MILAN—World shares steadied on Tuesday after a late revival on Wall Street, although global growth fears stoked by China’s COVID-19 curbs and fears of aggressive Fed tightening sapped risk appetite, lifting the dollar to new two-year highs.
The MSCI world equity index was up 0.2 percent from six-week lows at 1117 GMT, helped by a 0.7 percent gain in Europe’s STOXX 600 index on strong earnings by companies such as bank UBS and shipping group Maersk.
However, China’s blue chip index fell another 0.8 percent after its worst day in two years on Monday, even as the central bank vowed to step up prudent monetary policy support.
Three-quarters of Beijing’s 22 million people lined up for COVID-19 tests as the Chinese capital raced to stamp out a nascent outbreak and avert the city-wide lockdown that debilitated Shanghai for a month.
News that Elon Musk had clinched a deal to buy Twitter for $44 billion in cash buoyed tech stocks.
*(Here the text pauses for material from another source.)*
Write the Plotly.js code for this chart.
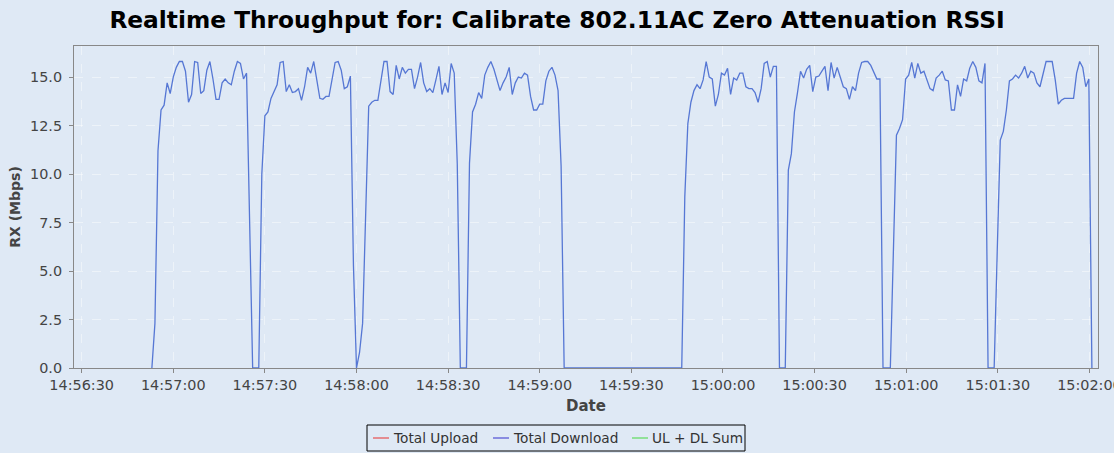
<!DOCTYPE html>
<html>
<head>
<meta charset="utf-8">
<script src="https://cdn.plot.ly/plotly-3.0.1.min.js"></script>
<style>
  html, body { margin: 0; padding: 0; background: #dfe9f5; overflow: hidden; }
  #chart { width: 1114px; height: 453px; }
</style>
</head>
<body>
<div id="chart"></div>
<script>
// ---- Data (RX Mbps, sampled once per second, one array per download burst) ----
const burstStarts = ['14:56:53', '14:57:28', '14:58:00', '14:58:36', '14:59:46.5', '15:00:20.4', '15:00:54.8', '15:01:28.8'];

const burst1 = [0, 2.3, 11.2, 13.3, 13.55, 14.7, 14.15, 15.0, 15.5, 15.8, 15.8, 15.3, 13.7, 14.1, 15.8, 15.75, 14.15, 14.3, 15.35, 15.8, 14.9, 13.85, 13.85, 14.7, 14.9, 14.7, 14.6, 15.3, 15.8, 15.7, 14.9, 15.2, 7.6, 0];
const burst2 = [0, 10.0, 13.0, 13.2, 13.9, 14.3, 14.6, 15.75, 15.8, 14.25, 14.6, 14.2, 14.25, 14.4, 13.8, 14.5, 15.5, 15.2, 15.8, 14.85, 13.9, 13.85, 14.0, 14.0, 14.85, 15.75, 15.8, 15.35, 14.4, 14.5, 15.05, 5.3, 0];
const burst3 = [0, 0.8, 2.3, 8.0, 13.5, 13.7, 13.8, 13.8, 14.7, 15.8, 15.8, 14.25, 14.1, 15.6, 14.9, 15.5, 15.2, 15.4, 15.4, 14.4, 15.0, 15.75, 14.7, 14.25, 14.4, 14.2, 14.85, 15.55, 14.1, 14.7, 14.2, 15.7, 15.2, 10.5, 0];
const burst4 = [0, 10.55, 13.2, 13.6, 14.2, 13.9, 15.1, 15.5, 15.8, 15.4, 14.8, 14.3, 14.7, 15.0, 15.5, 14.1, 14.7, 15.0, 14.95, 15.2, 15.1, 14.0, 13.3, 13.3, 13.6, 13.6, 14.8, 15.3, 15.5, 15.1, 14.3, 10.4, 0];
const burst5 = [0, 8.83, 12.6, 13.7, 14.3, 14.6, 14.4, 14.85, 15.8, 15.0, 14.9, 13.5, 14.1, 15.2, 15.1, 15.45, 14.1, 14.95, 14.85, 15.2, 15.2, 14.5, 14.4, 14.4, 14.2, 13.7, 14.4, 15.7, 15.8, 15.0, 15.55, 15.55, 0];
const burst6 = [0, 10.2, 11.05, 13.2, 14.2, 15.3, 14.95, 15.4, 15.6, 14.25, 15.0, 15.05, 15.3, 15.55, 14.3, 15.75, 14.95, 15.5, 15.0, 14.5, 14.4, 13.85, 14.5, 14.3, 15.2, 15.75, 15.8, 15.8, 15.6, 15.2, 14.9, 14.9, 0];
const burst7 = [0, 6.0, 12.0, 12.35, 12.8, 14.9, 15.1, 15.75, 14.95, 15.7, 15.2, 15.3, 14.8, 14.4, 14.3, 14.95, 15.1, 15.3, 14.85, 14.8, 13.3, 13.3, 14.6, 14.0, 14.9, 14.8, 15.45, 15.8, 15.5, 14.8, 14.7, 15.7, 0];
const burst8 = [0, 6.0, 11.75, 12.2, 13.3, 14.8, 14.9, 15.1, 14.95, 15.2, 15.55, 14.95, 15.3, 15.2, 14.7, 14.5, 15.2, 15.8, 15.8, 15.8, 14.85, 13.6, 13.8, 13.9, 13.9, 13.9, 13.9, 15.2, 15.8, 15.5, 14.5, 14.9, 0];

const bursts = [burst1, burst2, burst3, burst4, burst5, burst6, burst7, burst8];
const sampleStepMs = 1000;

const seriesNames = ['Total Upload', 'Total Download', 'UL + DL Sum'];
const seriesColors = ['#e65c5c', '#5a5ad6', '#66dd66'];
const downloadLineColor = '#5677d4';

const titleText = 'Realtime Throughput for: Calibrate 802.11AC Zero Attenuation RSSI';
const xRange = ['2024-01-01 14:56:27.5', '2024-01-01 15:02:02.8'];
const yRange = [0, 16.6];

// ---- Build the download series ----
function parseTime(hms) {
  const [h, m, s] = hms.split(':');
  return Date.UTC(2024, 0, 1, +h, +m, 0) + Math.round(parseFloat(s) * 1000);
}
const dlX = [], dlY = [];
bursts.forEach((vals, i) => {
  const t0 = parseTime(burstStarts[i]);
  vals.forEach((v, k) => { dlX.push(t0 + k * sampleStepMs); dlY.push(v); });
});

const font = 'DejaVu Sans, Verdana, sans-serif';
const W = 1114, H = 453;
const M = { l: 74, r: 16, t: 46, b: 85 };
const plotW = W - M.l - M.r, plotH = H - M.t - M.b;
const px = v => (v - M.l) / plotW;          // pixel x -> paper x
const py = v => (H - M.b - v) / plotH;      // pixel y -> paper y

// ---- Legend (JFreeChart style: boxed, centred under the plot) ----
const legendBox = { x0: 367, x1: 745, y0: 425, y1: 451 };
const legendItems = [
  { lineX0: 373, lineX1: 389, textX: 391 },
  { lineX0: 493, lineX1: 509, textX: 511 },
  { lineX0: 632, lineX1: 648, textX: 650 }
];
const legendY = 438;

const shapes = [{
  type: 'rect', xref: 'paper', yref: 'paper',
  x0: px(legendBox.x0), x1: px(legendBox.x1), y0: py(legendBox.y1), y1: py(legendBox.y0),
  line: { color: '#000', width: 1 }, fillcolor: 'rgba(0,0,0,0)', layer: 'above'
}];
const annotations = [];
legendItems.forEach((it, i) => {
  shapes.push({ type: 'line', xref: 'paper', yref: 'paper',
    x0: px(it.lineX0), x1: px(it.lineX1), y0: py(legendY), y1: py(legendY),
    line: { color: seriesColors[i], width: 1.3 } });
  annotations.push({ xref: 'paper', yref: 'paper', x: px(it.textX), y: py(legendY),
    xanchor: 'left', yanchor: 'middle', showarrow: false, text: seriesNames[i],
    font: { family: font, size: 13.7, color: '#333' } });
});

const traces = [
  { x: dlX, y: dlY, type: 'scatter', mode: 'lines', name: seriesNames[1],
    line: { color: downloadLineColor, width: 1.3 } }
];

const layout = {
  width: W, height: H,
  paper_bgcolor: '#dfe9f5',
  plot_bgcolor: '#dfe9f5',
  margin: { l: M.l, r: M.r, t: M.t, b: M.b, autoexpand: false },
  title: { text: '<b>' + titleText + '</b>', x: 0.5, xanchor: 'center', xref: 'container',
           y: 1 - 20 / H, yanchor: 'middle', yref: 'container',
           font: { family: font, size: 23.3, color: '#000' } },
  xaxis: {
    type: 'date', range: xRange, dtick: 30000, tick0: '2024-01-01 14:56:30',
    tickformat: '%H:%M:%S', ticklabeloverflow: 'allow',
    showgrid: true, gridcolor: 'rgba(255,255,255,0.45)', griddash: 'dash', gridwidth: 1,
    showline: true, linecolor: '#888', linewidth: 1, mirror: true,
    ticks: 'outside', ticklen: 4, tickcolor: '#888',
    tickfont: { family: font, size: 14.4, color: '#444' },
    title: { text: '<b>Date</b>', font: { family: font, size: 15, color: '#444' }, standoff: 8 },
    zeroline: false, automargin: false
  },
  yaxis: {
    range: yRange, dtick: 2.5, tick0: 0, tickformat: '.1f',
    showgrid: true, gridcolor: 'rgba(255,255,255,0.45)', griddash: 'dash', gridwidth: 1,
    showline: true, linecolor: '#888', linewidth: 1, mirror: true,
    ticks: 'outside', ticklen: 4, tickcolor: '#888', ticklabelstandoff: 4,
    tickfont: { family: font, size: 14.4, color: '#444' },
    title: { text: '<b>RX (Mbps)</b>', font: { family: font, size: 14, color: '#444' }, standoff: 6 },
    zeroline: false, automargin: false
  },
  showlegend: false,
  shapes: shapes,
  annotations: annotations,
  hovermode: false
};

Plotly.newPlot('chart', traces, layout, { displayModeBar: false, staticPlot: true });
</script>
</body>
</html>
Hong Kong’s tech sector rallied 2.9 percent, boosted by large firms such as Tencent and Alibaba.
The nervousness about China’s economic slowdown hit Australian shares, with a drop of 2.1 percent in the benchmark index, hurt particularly by declines in miners.
U.S. stock futures fell slightly in European trade, pointing to losses of around 0.4 percent for both the Nasdaq and the S&P 500 following strong tech-led gains on Monday.
“There’s a little bit of a growth scare coming in but in our view there won’t be a immediate slowdown to growth or inflation,” said Mike Kelly, head of global multi-asset at PineBridge Investments.
“We saw that European services PMI surprised to the upside and China, despite moving dreadfully slowly on stimulus, is still moving in the direction to try to speed things up,” he added.
But Manishi Raychaudhuri, Asia-Pacific equity strategist at BNP Paribas, said if Chinese lockdowns persisted, it would affect China’s economy significantly, with an impact on global supply chains.
Markets have also been fretting that an aggressive pace of tightening by the U.S. Fed could derail the global economy, which has only just started to recover from the pandemic.
The Fed is expected to raise rates by a half a percentage point at each of its next two meetings.
“It is unrealistic to think that the U.S. can raise interest rates in this way without looking at the real economy,” said Carlo Franchini, head of institutional clients at Banca Ifigest, adding he was also worried about hawkish signals in Europe.
The European Central Bank’s Martins Kazaks joined a chorus of policymakers urging a swift exit from stimulus measures, suggesting the bank should raise rates soon, and has room for up to three hikes this year.
“A rate hike right now would be madness ... it would just squeeze demand further, reducing consumption and drive the economy into stagflation, which in my view is a much more likely scenario than you might think,” Franchini added.
In currency markets, the dollar was in fine fettle on safe-haven demand. The dollar index against a basket of rivals rose to fresh two-year highs and was last up 0.2 percent at 101.8.
China’s offshore yuan rose 0.1 percent to 6.5622 per dollar, staying above Monday’s year-low of 6.6090 after the People’s Bank of China said it would cut the amount of foreign exchange banks must hold as reserves.
Benchmark U.S. 10-year yields fell 2 basis points to 2.797 percent, further retreating from hawkish Fed-induced highs hit last week, as the China lockdown and growth fears sent investors to the safety of U.S. bonds.
Germany’s 10-year yields, the benchmark of the euro bloc, also fell, by around 1 basis point to 0.835 percent, after falling more than 11 basis points the day before.
Oil prices steadied after the previous session’s 4 percent fall. Worries over China’s fuel demand were soothed by the central bank’s pledge to support an economy hit by COVID-19 curbs.
Brent crude rose 0.7 percent to $103.01 per barrel, while U.S. crude added 0.5 percent to $99.01 a barrel.
Spot gold rose 0.5 percent to $1,906.5 an ounce.